Reviews
The Round of Pleasure
November 11th, 2007
Schnitzler Tradition Carried On on off-Broadway company
by Irene Backalenick, Jewish Theatre

Arthur Schnitzler, the Viennese-Jewish playwright (1862-1931) created a furor in his time, writing realistically of sex in a Victorian era. With his play “Reigen” (“The Round”), he depicted a series of carnal couplings. Viewing the act dispassionately, but graphically, like a scientist studying bugs under a microscope, the piece was no doubt shocking to a conservative society. And at the time Schnitzler was denounced as a pornographer--and would be condemned later by Hitler for his “Jewish filth.”

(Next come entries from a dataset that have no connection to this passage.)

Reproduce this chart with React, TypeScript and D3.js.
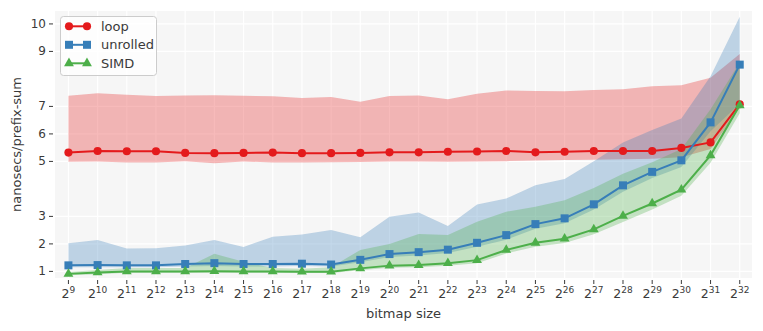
import React from 'react';
import * as d3 from 'd3';

// bitmap size exponents (2^n)
const exponents = [9, 10, 11, 12, 13, 14, 15, 16, 17, 18, 19, 20, 21, 22, 23, 24, 25, 26, 27, 28, 29, 30, 31, 32];
const yTicks = [1, 2, 3, 5, 6, 7, 9, 10];

const loop = [5.32, 5.38, 5.37, 5.37, 5.31, 5.3, 5.31, 5.32, 5.3, 5.3, 5.31, 5.33, 5.33, 5.35, 5.36, 5.38, 5.33, 5.35, 5.38, 5.38, 5.38, 5.49, 5.69, 7.08];
const loopHi = [7.39, 7.48, 7.42, 7.38, 7.4, 7.41, 7.39, 7.37, 7.31, 7.34, 7.17, 7.38, 7.4, 7.26, 7.46, 7.58, 7.56, 7.55, 7.6, 7.62, 7.73, 7.77, 8.04, 8.91];
const loopLo = [4.99, 5.0, 4.96, 4.96, 5.01, 4.93, 5.0, 4.96, 4.96, 4.97, 4.98, 5.0, 5.0, 4.99, 5.0, 5.01, 5.03, 5.05, 5.06, 5.08, 5.1, 5.15, 5.45, 6.95];

const unrolled = [1.22, 1.23, 1.22, 1.22, 1.27, 1.3, 1.27, 1.27, 1.28, 1.25, 1.42, 1.63, 1.7, 1.79, 2.04, 2.32, 2.72, 2.93, 3.44, 4.13, 4.62, 5.04, 6.42, 8.52];
const unrolledHi = [2.02, 2.14, 1.83, 1.84, 1.94, 2.14, 1.89, 2.26, 2.34, 2.51, 2.24, 2.99, 3.14, 2.65, 3.43, 3.65, 4.13, 4.36, 5.01, 5.69, 6.14, 6.56, 8.1, 10.26];
const unrolledLo = [1.15, 1.15, 1.15, 1.15, 1.18, 1.2, 1.18, 1.18, 1.2, 1.18, 1.33, 1.52, 1.58, 1.67, 1.9, 2.15, 2.55, 2.75, 3.25, 3.9, 4.4, 4.8, 6.1, 7.1];

const simd = [0.91, 0.96, 1.0, 1.0, 1.0, 1.01, 1.0, 1.0, 0.99, 0.99, 1.11, 1.21, 1.23, 1.3, 1.41, 1.78, 2.04, 2.19, 2.53, 3.02, 3.47, 3.97, 5.22, 7.04];
const simdHi = [0.98, 1.05, 1.12, 1.12, 1.12, 1.64, 1.35, 1.12, 1.1, 1.15, 1.78, 2.0, 2.36, 2.32, 2.81, 3.17, 3.35, 3.59, 4.03, 4.55, 4.97, 5.45, 6.9, 8.6];
const simdLo = [0.86, 0.9, 0.95, 0.95, 0.95, 0.95, 0.95, 0.95, 0.94, 0.94, 1.04, 1.13, 1.15, 1.21, 1.3, 1.65, 1.9, 2.03, 2.35, 2.8, 3.25, 3.75, 4.95, 6.75];

const series = [
  { name: 'loop', color: '#e41a1c', mean: loop, hi: loopHi, lo: loopLo, symbol: d3.symbolCircle, size: 52 },
  { name: 'unrolled', color: '#377eb8', mean: unrolled, hi: unrolledHi, lo: unrolledLo, symbol: d3.symbolSquare, size: 64 },
  { name: 'SIMD', color: '#4daf4a', mean: simd, hi: simdHi, lo: simdLo, symbol: d3.symbolTriangle, size: 42 },
];

const W = 763;
const H = 331;
const left = 55, right = 752, top = 11, bottom = 278;
const font = 'DejaVu Sans, sans-serif';
const textColor = '#3a3a3a';

export default function App() {
  const x = d3.scaleLinear().domain([8.54, 32.42]).range([left, right]);
  const y = d3.scaleLinear().domain([0.76, 10.47]).range([bottom, top]);

  const line = d3
    .line<number>()
    .x((d, i) => x(exponents[i]))
    .y(d => y(d));

  const area = (lo: number[], hi: number[]) =>
    d3
      .area<number>()
      .x((d, i) => x(exponents[i]))
      .y0((d, i) => y(lo[i]))
      .y1((d, i) => y(hi[i]))(exponents);

  return (
    <div style={{ position: 'absolute', left: 0, top: 0 }}>
      <svg width={W} height={H} style={{ display: 'block', background: '#fff' }} fontFamily={font}>
        <defs>
          <clipPath id="plot">
            <rect x={left} y={top} width={right - left} height={bottom - top} />
          </clipPath>
        </defs>
        <rect x={left} y={top} width={right - left} height={bottom - top} fill="#f6f6f6" />
        {/* grid */}
        {exponents.map(e => (
          <line key={'gx' + e} x1={x(e)} x2={x(e)} y1={top} y2={bottom} stroke="#fff" strokeWidth={1.2} />
        ))}
        {yTicks.map(t => (
          <line key={'gy' + t} x1={left} x2={right} y1={y(t)} y2={y(t)} stroke="#fff" strokeWidth={1.2} />
        ))}
        <g clipPath="url(#plot)">
          {series.map(s => (
            <path key={'band' + s.name} d={area(s.lo, s.hi) || ''} fill={s.color} fillOpacity={0.3} />
          ))}
          {series.map(s => (
            <g key={'line' + s.name}>
              <path d={line(s.mean) || ''} fill="none" stroke={s.color} strokeWidth={2} />
              {s.mean.map((v, i) => (
                <path
                  key={i}
                  transform={`translate(${x(exponents[i])},${y(v)})`}
                  d={d3.symbol().type(s.symbol).size(s.size)() || ''}
                  fill={s.color}
                />
              ))}
            </g>
          ))}
        </g>
        {/* y axis */}
        {yTicks.map(t => (
          <g key={'yt' + t}>
            <line x1={49} x2={53} y1={y(t)} y2={y(t)} stroke={textColor} strokeWidth={1} />
            <text x={46} y={y(t)} textAnchor="end" dominantBaseline="central" fontSize={12} fill={textColor}>
              {t}
            </text>
          </g>
        ))}
        {/* x axis */}
        {exponents.map(e => (
          <g key={'xt' + e}>
            <line x1={x(e)} x2={x(e)} y1={280} y2={284} stroke={textColor} strokeWidth={1} />
            <text x={x(e)} y={298} textAnchor="middle" fontSize={12.5} fill={textColor}>
              2<tspan dy={-5} fontSize={9}>{e}</tspan>
            </text>
          </g>
        ))}
        <text x={(left + right) / 2} y={318} textAnchor="middle" fontSize={13} fill={textColor}>
          bitmap size
        </text>
        <text
          transform={`translate(21,${(top + bottom) / 2}) rotate(-90)`}
          textAnchor="middle"
          fontSize={13}
          fill={textColor}
        >
          nanosecs/prefix-sum
        </text>
        {/* legend */}
        <rect x={60.5} y={16.5} width={96} height={59} rx={3} fill="#fff" fillOpacity={0.8} stroke="#ccc" />
        {series.map((s, i) => {
          const ly = 26.3 + i * 18.5;
          return (
            <g key={'lg' + s.name}>
              <line x1={69} x2={87} y1={ly} y2={ly} stroke={s.color} strokeWidth={2} />
              {[69, 87].map(lx => (
                <path
                  key={lx}
                  transform={`translate(${lx},${ly})`}
                  d={d3.symbol().type(s.symbol).size(s.size)() || ''}
                  fill={s.color}
                />
              ))}
              <text x={101} y={ly} dominantBaseline="central" fontSize={13} fill={textColor}>
                {s.name}
              </text>
            </g>
          );
        })}
      </svg>
    </div>
  );
}
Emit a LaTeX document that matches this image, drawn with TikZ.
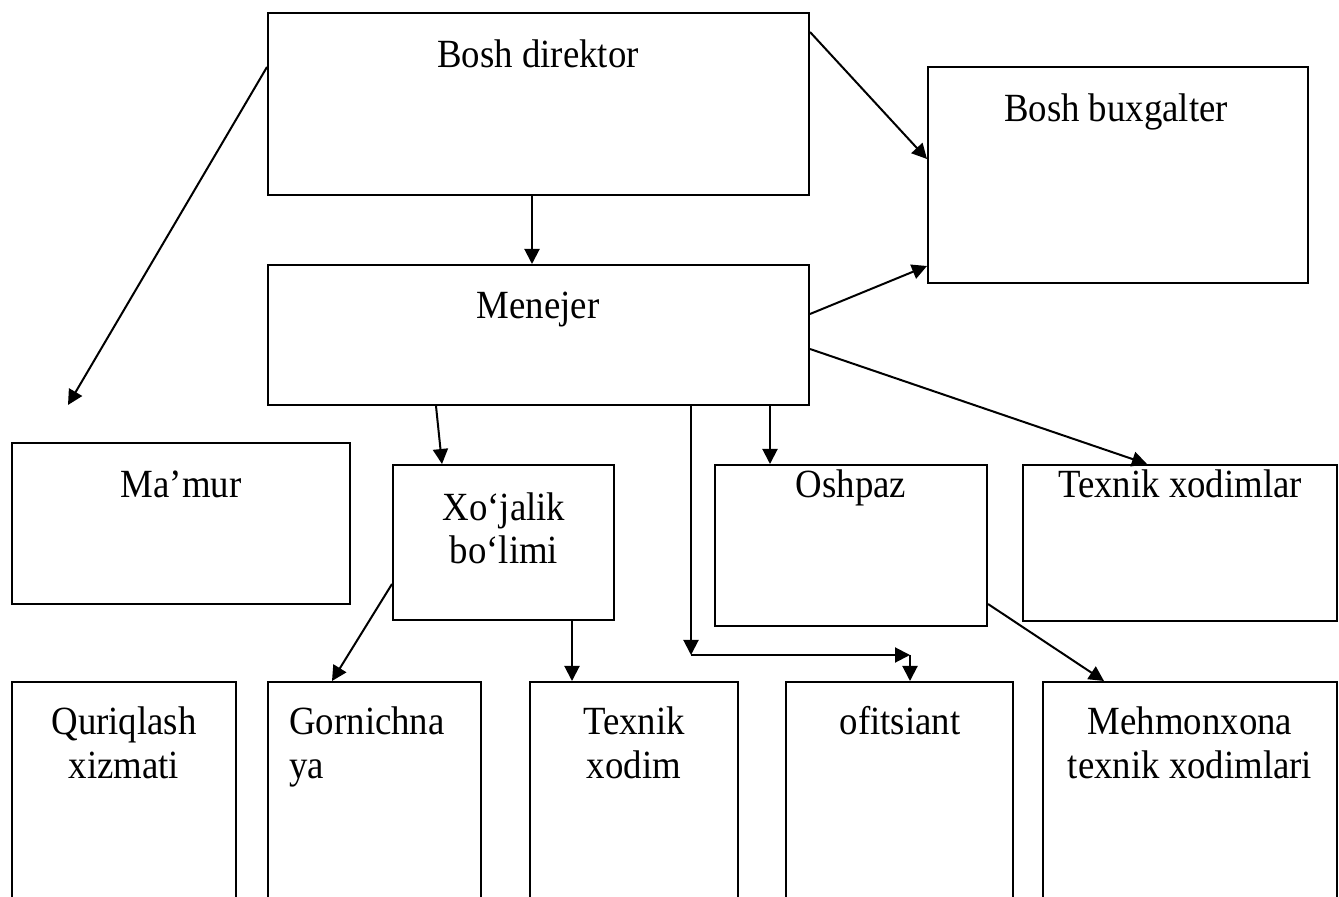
\documentclass[tikz,border=0pt]{standalone}
\usepackage{fontspec}
\setmainfont{Liberation Serif}[FakeStretch=0.92]
\usetikzlibrary{arrows.meta,calc,fit}
\begin{document}
\begin{tikzpicture}[x=0.5pt,y=-0.5pt,
  box/.style={draw, line width=1pt, inner sep=0pt},
  lbl/.style={font=\fontsize{20}{24}\selectfont, anchor=base, inner sep=0pt},
  arr/.style={line width=1pt, -{Triangle[length=7.5pt,width=7.5pt]}}]
\useasboundingbox (0,0) rectangle (1339,897);
\clip (0,0) rectangle (1339,897);
% boxes
\node[box, fit={(268,13) (809,195)}] (bd) {};
\node[box, fit={(928,67) (1308,283)}] (bb) {};
\node[box, fit={(268,265) (809,405)}] (men) {};
\node[box, fit={(12,443) (350,604)}] (mam) {};
\node[box, fit={(393,465) (614,620)}] (xj) {};
\node[box, fit={(715,465) (987,626)}] (osh) {};
\node[box, fit={(1023,465) (1337,621)}] (tx) {};
\node[box, fit={(12,682) (236,930)}] (q) {};
\node[box, fit={(268,682) (481,930)}] (g) {};
\node[box, fit={(530,682) (738,930)}] (tk) {};
\node[box, fit={(786,682) (1013,930)}] (of) {};
\node[box, fit={(1043,682) (1337,930)}] (mh) {};
% texts
\node[lbl] (bdt) at (538,68) {Bosh direktor};
\node[lbl] (bbt) at (1116,122) {Bosh buxgalter};
\node[lbl] (ment) at (538,319) {Menejer};
\node[lbl] (mamt) at (181,498) {Ma’mur};
\node[lbl] (xjt1) at (504,521) {Xo‘jalik};
\node[lbl] (xjt2) at (504,564) {bo‘limi};
\node[lbl] (osht) at (851,498) {Oshpaz};
\node[lbl] (txt) at (1180,498) {Texnik xodimlar};
\node[lbl] (qt1) at (124,734) {Quriqlash};
\node[lbl] (qt2) at (124,778) {xizmati};
\node[lbl, anchor=base west] (gt1) at (289,734) {Gornichna};
\node[lbl, anchor=base west] (gt2) at (289,778) {ya};
\node[lbl] (tkt1) at (634,734) {Texnik};
\node[lbl] (tkt2) at (634,778) {xodim};
\node[lbl] (oft) at (900,734) {ofitsiant};
\node[lbl] (mht1) at (1190,734) {Mehmonxona};
\node[lbl] (mht2) at (1190,778) {texnik xodimlari};
% connectors
\coordinate (mfree) at (68,405);
\draw[arr] ($(bd.north west)+(0,55)$) -- (mfree);
\draw[arr] ($(bd.north east)+(0,20)$) -- ($(bb.north west)+(0,93)$);
\draw[arr] ($(bd.south west)+(265,0)$) -- ($(men.north west)+(265,0)$);
\draw[arr] ($(men.north east)+(0,50)$) -- ($(bb.south west)+(0,-18)$);
\draw[arr] ($(men.north east)+(0,85)$) -- ($(tx.north west)+(125,0)$);
\draw[arr] ($(men.south west)+(169,0)$) -- ($(xj.north west)+(50,0)$);
\coordinate (oshin) at ($(osh.north west)+(56,0)$);
\draw[arr] (oshin |- men.south) -- (oshin);
\coordinate (c1) at (691,655);
\coordinate (c2) at (910,655);
\draw[arr] (c1 |- men.south) -- (c1);
\draw[arr] (c1) -- (c2);
\draw[arr] (c2) -- (c2 |- of.north);
\draw[arr] ($(xj.north west)+(0,120)$) -- ($(g.north west)+(65,0)$);
\draw[arr] ($(xj.south west)+(180,0)$) -- ($(tk.north west)+(43,0)$);
\draw[arr] ($(osh.north east)+(0,140)$) -- ($(mh.north west)+(62,0)$);
\end{tikzpicture}
\end{document}
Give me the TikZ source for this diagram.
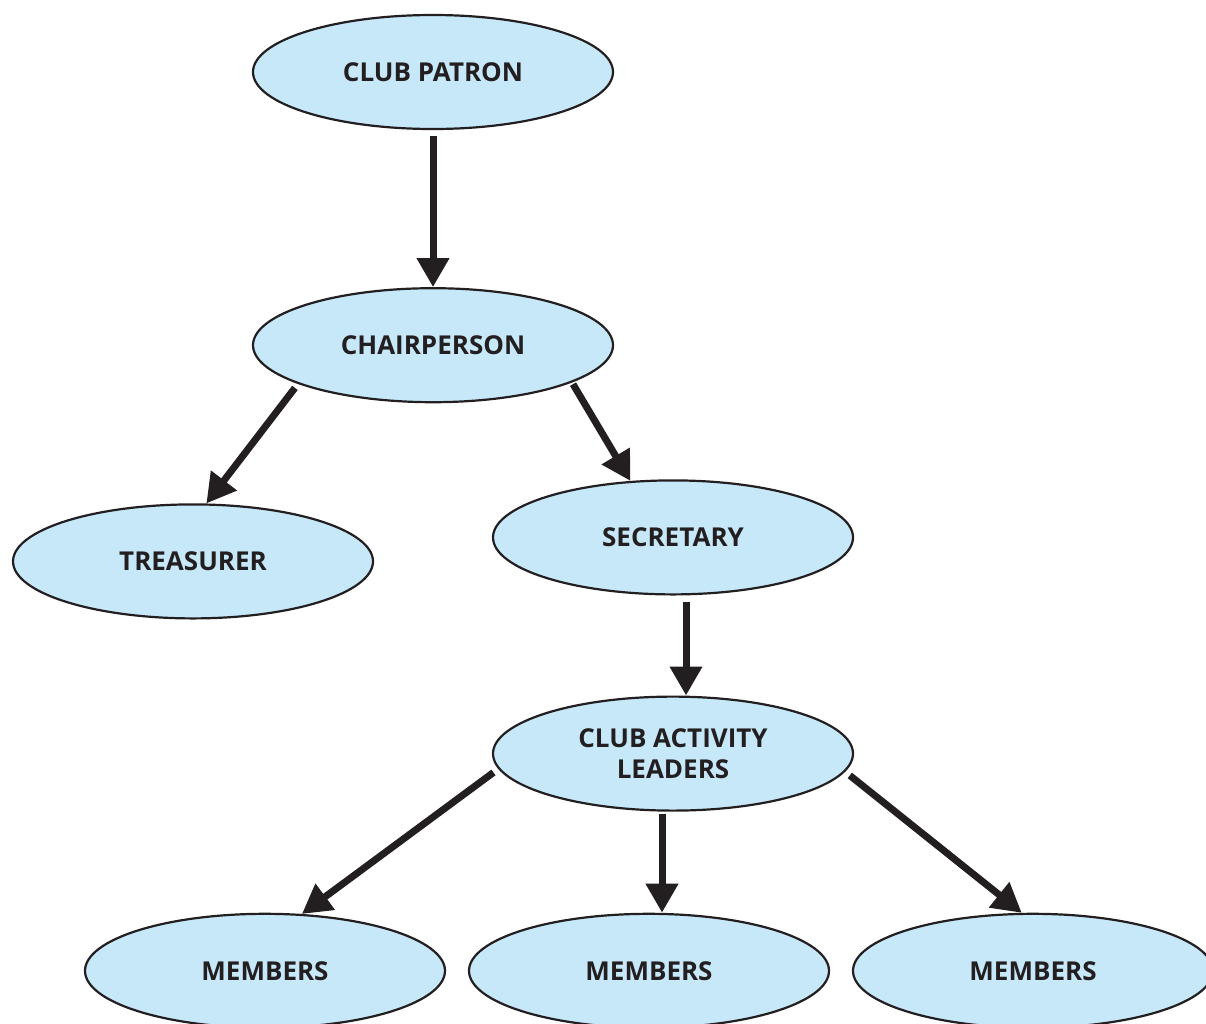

Yet, the Schnitzler work has lived on, in one version or another. Its sardonic view of human nature at its most basic moment somehow appeals to our cynical age. “La Ronde” enjoyed Broadway success a few years ago, and now New York’s daring downtown experimental group, The New Stage Theatre Company, takes up the challenge. This off-Broadway company, which pulled off a coup last year with “Some Historic/Some Hysteric,” plunges into the piece.

Ildiko Nemeth is a highly creative director, who puts her own stamp on the piece. She clothes her cast of eleven players in flesh-colored body suits bound in masking tape, and though the beige monotone is sometimes relieved by touches of golden costumes, there is a sameness, an overall sense of ensemble, to the piece.

The story, if it can be called a story, traces the couplings from prostitute to businessman to hairdresser and so on, winding up with an actress and member of parliament and back to the prostitute. Though there are variations on the basic sex act itself and in the characters’ approaches, the feeling is that any one might team up with any one else, with little difference in results.

Director Nemeth simulates the sex acts with flutterings of hands and gasps and twitches, which increase rhythmically to fever pitch and gradually subside. With such clever simulation, one is reminded that animals in rut (sans love, affection, humanity) are indeed absurdly awkward and hilarious in performance.

Though the vision of Nemeth and the skills of her cast cannot be denied, “The Round of Pleasure” does not measure up to the company’s earlier piece. “Some Historic/Some Hysteric” took on all of a human being—body, heart, and mind, if you will—while “The Round of Pleasure” limits itself to only one aspect of being human.